PAUL KLEE Labirinto Destruído, 1939 |
I. A saída de José Sócrates do governo teve um efeito social profilático que importa saudar: deixámos de ouvir uma parte significativa da população (e também dos meios de comunicação) atolada — e, não poucas vezes, com genuína convicção — num patético teorema de "culpas & redenção". A saber: 1 - o país está mal; 2 - Sócrates é a origem do mal; 3 - sem Sócrates tudo mudará.
II. Afinal, de que falamos quando falamos de José Sócrates? Como é possível que aquela ideologia ad hominem tenha triunfado como uma espécie de explicação mágica de todos os nossos problemas? A simples formulação de tais perguntas toca num domínio incómodo que poucos (políticos e jornalistas) querem pensar.
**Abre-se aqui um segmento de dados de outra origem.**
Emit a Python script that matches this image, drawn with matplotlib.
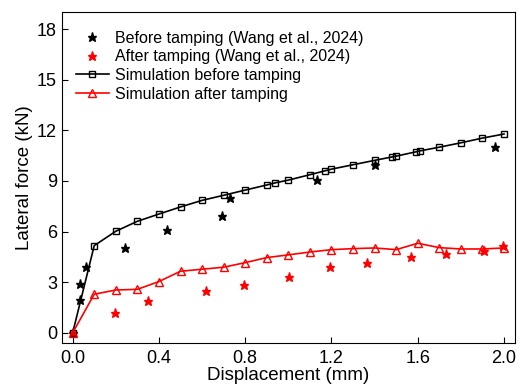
import matplotlib
matplotlib.use('Agg')
import matplotlib.pyplot as plt

plt.rcParams['font.family'] = ['Liberation Sans', 'DejaVu Sans']

# experimental data
exp_before_x = [0.0, 0.036, 0.036, 0.063, 0.244, 0.437, 0.693, 0.730, 1.131, 1.404, 1.957]
exp_before_y = [0.0, 1.95, 2.92, 3.92, 5.03, 6.09, 6.92, 7.97, 9.03, 9.96, 10.99]
exp_after_x = [0.0, 0.195, 0.349, 0.616, 0.795, 1.005, 1.194, 1.366, 1.568, 1.729, 1.909, 1.995]
exp_after_y = [0.0, 1.20, 1.87, 2.49, 2.86, 3.31, 3.92, 4.12, 4.52, 4.66, 4.87, 5.17]

# simulation curves
sim_before_x = [0.0, 0.1, 0.2, 0.3, 0.4, 0.5, 0.6, 0.7, 0.8, 0.9, 0.94, 1.0, 1.1,
                1.17, 1.2, 1.3, 1.4, 1.48, 1.5, 1.59, 1.61, 1.7, 1.8, 1.9, 2.0]
sim_before_y = [0.0, 5.17, 6.02, 6.61, 7.04, 7.46, 7.85, 8.15, 8.46, 8.76, 8.89, 9.05, 9.37,
                9.60, 9.70, 9.96, 10.22, 10.42, 10.47, 10.72, 10.78, 11.0, 11.26, 11.54, 11.78]
sim_after_x = [0.0, 0.1, 0.2, 0.3, 0.4, 0.5, 0.6, 0.7, 0.8, 0.9, 1.0,
               1.1, 1.2, 1.3, 1.4, 1.5, 1.6, 1.7, 1.8, 1.9, 2.0]
sim_after_y = [0.0, 2.29, 2.54, 2.58, 3.04, 3.65, 3.77, 3.89, 4.16, 4.46, 4.62,
               4.79, 4.93, 4.99, 5.03, 4.93, 5.31, 5.05, 4.97, 4.97, 5.03]

fig = plt.figure(figsize=(5.2, 3.92), dpi=100)
ax = fig.add_axes([0.119, 0.125, 0.871, 0.844])

ax.plot(exp_before_x, exp_before_y, '*', color='black', markersize=6.5, linestyle='none',
        label='Before tamping (Wang et al., 2024)')
ax.plot(exp_after_x, exp_after_y, '*', color='red', markersize=6.5, linestyle='none',
        label='After tamping (Wang et al., 2024)')
ax.plot(sim_before_x, sim_before_y, '-s', color='black', lw=1.2, markersize=5,
        markerfacecolor='none', markeredgewidth=1.0, label='Simulation before tamping')
ax.plot(sim_after_x, sim_after_y, '-^', color='red', lw=1.2, markersize=6,
        markerfacecolor='none', markeredgewidth=1.0, label='Simulation after tamping')

ax.set_xlim(-0.05, 2.05)
ax.set_ylim(-0.6, 19)
ax.set_xticks([0.0, 0.4, 0.8, 1.2, 1.6, 2.0])
ax.set_yticks([0, 3, 6, 9, 12, 15, 18])
ax.set_xticklabels(['0.0', '0.4', '0.8', '1.2', '1.6', '2.0'])
ax.tick_params(direction='in', labelsize=13, length=4)
ax.tick_params(axis='x', pad=5)
ax.set_xlabel('Displacement (mm)', fontsize=13.5, labelpad=0)
ax.set_ylabel('Lateral force (kN)', fontsize=13.5, labelpad=3)

ax.legend(loc='upper left', bbox_to_anchor=(0.003, 0.983), frameon=False,
          fontsize=11.5, handlelength=2.05, labelspacing=0.23,
          borderaxespad=0.4, handletextpad=0.4)

fig.savefig('out.png', dpi=100)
A saber: o poder imenso de uma cultura mediática dominada pelos valores do conflito, do alarmismo e do apocalipse quotidiano.
III. Em todo o caso, há que reconhecer que, no seu simplismo, aquele teorema possui alguma triste pertinência. Que é como quem diz: foi preciso José Sócrates sair de cena para alguns discursos da comunicação social (?) nos informarem que, afinal, há mesmo uma crise europeia e mundial. Mais do que isso: que não saberemos pensar os nossos problemas sem pensar a nossa inserção nessa crise. Resta saber porque é que a presença — e a simples imagem — de José Sócrates impedia tanta gente de usar a sua inteligência.